British journalists – perhaps resentful that Labour are denying them a simple narrative – either pretend to be, or actually are incapable of understanding a position of being critical of the EU as it’s currently constituted, while still feeling that leaving isn’t a good idea, especially when considering the motivations of those driving the project. This is Corbyn’s position – stated during the 2016 referendum and again last summer at an event with Yanis Varoufakis. It’s also mine, and that of many of my friends. That Corbyn’s reticence about re-running the referendum may be down to democratic principles and the risk of alienating huge numbers of Labour voters – and the distinct possibility that it wouldn’t settle the issue – rather than his own preferences seems to be beyond our highest-paid and highest-profile pundits, who’ve got everything wrong in the last few years due to their focus on personality rather than sociology.
It’s not just our media that is incapable of meeting the challenges of Brexit, though. Some of the UK’s artists have noticed that A Crisis is happening and decided that their work needs to be Political, having had little to say about how the Blair government took working class votes for granted and oriented their party towards capital rather than labour, or how David Cameron’s equally Europhile Conservatives – assisted by the Liberal Democrats – systematically punished the poor for the profligacy of the financial sector. They don’t seem to think much of the ongoing migrant deaths in the Mediterranean, perhaps only noticing when Banu Cennetoğlu’s List of them was repeatedly torn off a wall in Liverpool, nor about the Troika’s destruction of Syriza and imposition of austerity upon Greece. They don’t seem to think much about capitalism in general, nor even the class composition of the Brexit vote – which, despite the media narrative about the ‘left behind’ proletariat voting Leave because of their inherent xenophobia, was largely driven by middle-class business owners and retirees, but you don’t see Guardian journalists asking people in Reigate or Sevenoaks why they chose to Leave. Instead, we get the trite, preaching-to-the-choir Euro-nationalism of Wolfgang Tillmans’ pre-referendum poster campaign, simple sloganeering or superficial satire, epitomised by David Shrigley’s ‘We did it to ourselves’ drawing. Worst of all is Anish Kapoor’s ‘A Brexit, A Broxit, We All Fall Down’, commissioned by The Guardian (rather than Kapoor’s patrons for the Orbit in 2012, namely steel magnate Lakshmi Mittal and the Conservative mayor of London, Boris Johnson), which turns that paper’s frequent, witless rhetoric about ‘divisive’ politics and ‘populism’ into a work so embarrassingly literal that it would struggle to pass an A-Level Art exam.
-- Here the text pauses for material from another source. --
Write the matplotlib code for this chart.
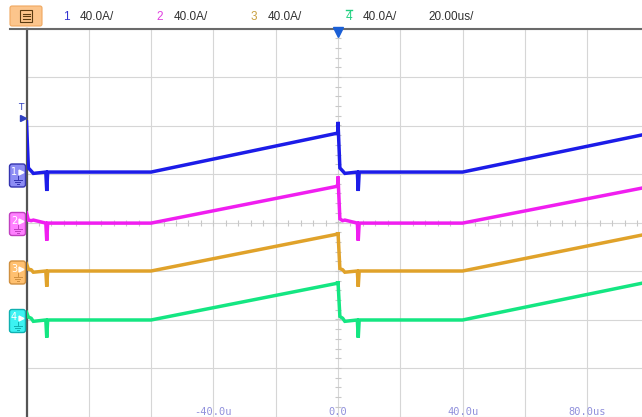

Cheer-led by Britain’s worst art critic, Jonathan Jones of (yes!) The Guardian, Kapoor’s work shows a nation divided through (yes!) a map of Britain with a big crack down the middle. Jones thinks this is to Brexit what Guernica was to the Spanish Civil War, calling it ‘a surrealist work, one that seeks to let the unconscious out. But instead of his own demons, Kapoor lets out the shadows in the nation’s psyche: yours, mine and Jacob Rees-Mogg’s. For, like a black hole of melancholy, something about this bottomless pit is alluring. Part of you wants to fall in.’ To me, it looks like a visual manifestation of the paucity of centrist politics – and especially its inability to understand why its post-Cold War ‘end of history’ narrative collapsed in 2008, when it became obvious to many that the interests of capital were never synonymous with those of labour. That said, Brexit seems to have broken so many brains, including mine: in the fog that envelops me every morning, as my dreams of moderate redistribution collapse before my eyes, I wonder if perhaps, as Jones says, Kapoor is indeed the Picasso of our times. But, I think, I retain just enough sanity to seriously fucking doubt it, although Jones may be right about one thing: at this point, chucking ourselves into the abyss might provide a blessed relief.